Appel à communications : Etre russe, écrire à l'étranger


Etre Russe, écrire à l’étranger

Journée d’études,
Université Paris Ouest Nanterre La Défense
Département d’études slaves
Date limite: 31 janvier


Le département de russe de l'Université Paris Ouest Nanterre la Défense organise une journée d'études, le vendredi 27 mai prochain, autour du thème 'Etre russe, écrire à l'étranger'.


Argumentaire

Qu’il réside à l’étranger de manière permanente ou temporaire, quel que soit le pays d’adoption, l’écrivain « russe de l’étranger » (russkogo zarubejia) constitue un concept unique dans l’histoire de la littérature « russe » mais s’applique essentiellement aux auteurs émigrés après la révolution de 1917. Ce constat invite à réexaminer la validité de ce concept, ou de « l’écriture de l’exil » (Nedim Gürsel) pour les écrivains expatriés au XIXe siècle, résidant à l’étranger pour des raisons personnelles (Tourgueniev) ou politiques (Herzen), et pour les autres vagues d’émigration jusqu’au début du XXIe siècle. On observe en effet un changement considérable dans la nature de ce phénomène au cours de ces deux derniers siècles : si les premières générations s’inspiraient avant tout de la vie russe et s’adressaient au public de Russie, l’exode forcé des Russes blancs en Europe (à Prague, à Berlin et surtout à Paris, mais aussi à Shanghai) après la révolution d’Octobre fait apparaître un type d’écrivain qui s’adresse cette fois-ci au cercle plus restreint de la communauté russophone résidant aussi à l’étranger, sans nourrir l’espoir de voir ses œuvres publiées en Union Soviétique. Lorsque le changement géographique est généré par une pression politique, le rapport de l’auteur à son passé est beaucoup plus aigu, et l’amène à se questionner nécessairement sur la reconstruction d’une existence sur les ruines d’un passé endeuillé, ainsi que sur la bipolarité de son identité. Il faudra s’interroger sur l’impact de cet état ambivalent sur l’écriture produite dans un ailleurs contraint. La meilleure façon de s’en faire une idée consiste sans doute en une étude comparative des textes produits avant et après l’exil (Bounine, Chmelev, Balmont, Kouprine, A. Tolstoï, Teffi…).
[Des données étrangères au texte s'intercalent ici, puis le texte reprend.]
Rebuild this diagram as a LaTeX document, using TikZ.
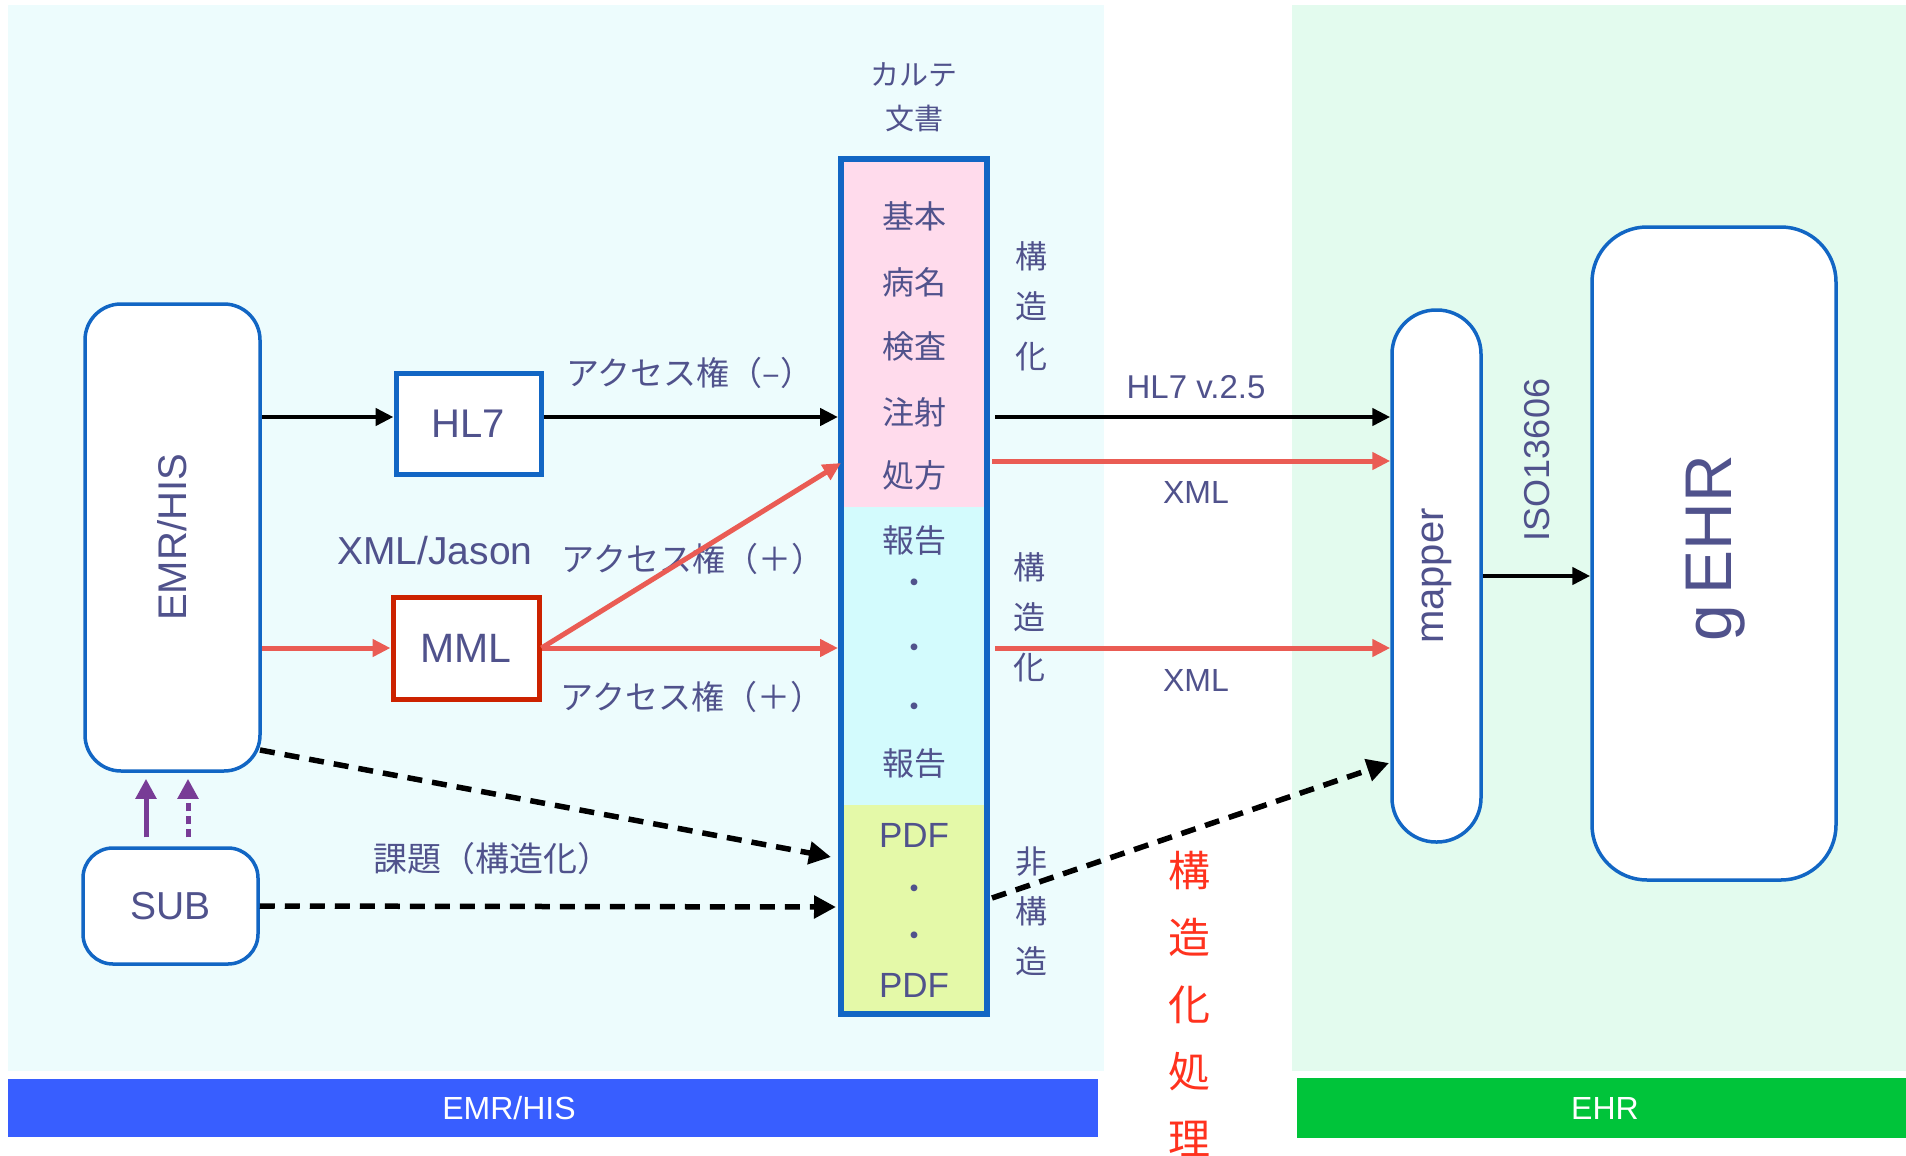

La plupart de ces auteurs restent fidèles à la langue russe, mais d’autres, comme Nabokov ou Berberova, s’orientent vers une langue étrangère, soit directement, soit par le biais de la traduction. Moins visible est l’émigration d’écrivains de l’immédiat après-guerre, souvent liée aux déplacements subis pendant la guerre : leur succès a du moins été peu médiatisé car leur départ n’avait généralement rien d’idéologique (N. Narokov, L. Rjevski, S. Maximov…). Dans quelle mesure leur écriture se distingue-t-elle, au moins d’un point de vue formel, de celle de la précédente vague ?

Le désir d’échapper à la censure, au jugement de ses compatriotes, ou tout simplement d’élargir les possibilités de création peuvent motiver l’exil lui-même : parfois, le fait de résider à l’étranger est même le seul moyen de voir ses œuvres éditées, en russe ou traduites vers une autre langue, comme c’est le cas de Sergueï Dovlatov et Joseph Brodski, de la vague d’émigration des années 1970, dont les premiers livres ont été publiés aux Etats-Unis. D’autres ont abandonné la fiction dans laquelle ils écrivaient habituellement avant leur départ, pour se consacrer à d’autres genres (recherches historiques, essais, etc.), comme Soljenitsyne, à partir de son expulsion de l’URSS en 1974.

Enfin, de nos jours, les auteurs résidant de manière permanente à l’étranger, s’adressent souvent à la fois au lecteur de leur pays d’accueil et de leur pays d’origine (comme Dina Rubina, qui vit en Israël). Ceci pose au lecteur contemporain la question de l’interprétation de cette double énonciation : en jouant sur deux tableaux, sur un double horizon d’attente, ce type d’écrivain se place lui-même dans une posture difficilement tenable qui pourrait s’apparenter à un défi. Quant à Andreï Makine, qui contourne cet écueil, il offre aux seuls lecteurs français de plaisants clichés russes qui offusqueraient plus d’un de ses anciens compatriotes. D’autres encore, dans un univers décalé, fournissent au lecteur des intrigues inattendues et burlesques, comme Iegor Gran.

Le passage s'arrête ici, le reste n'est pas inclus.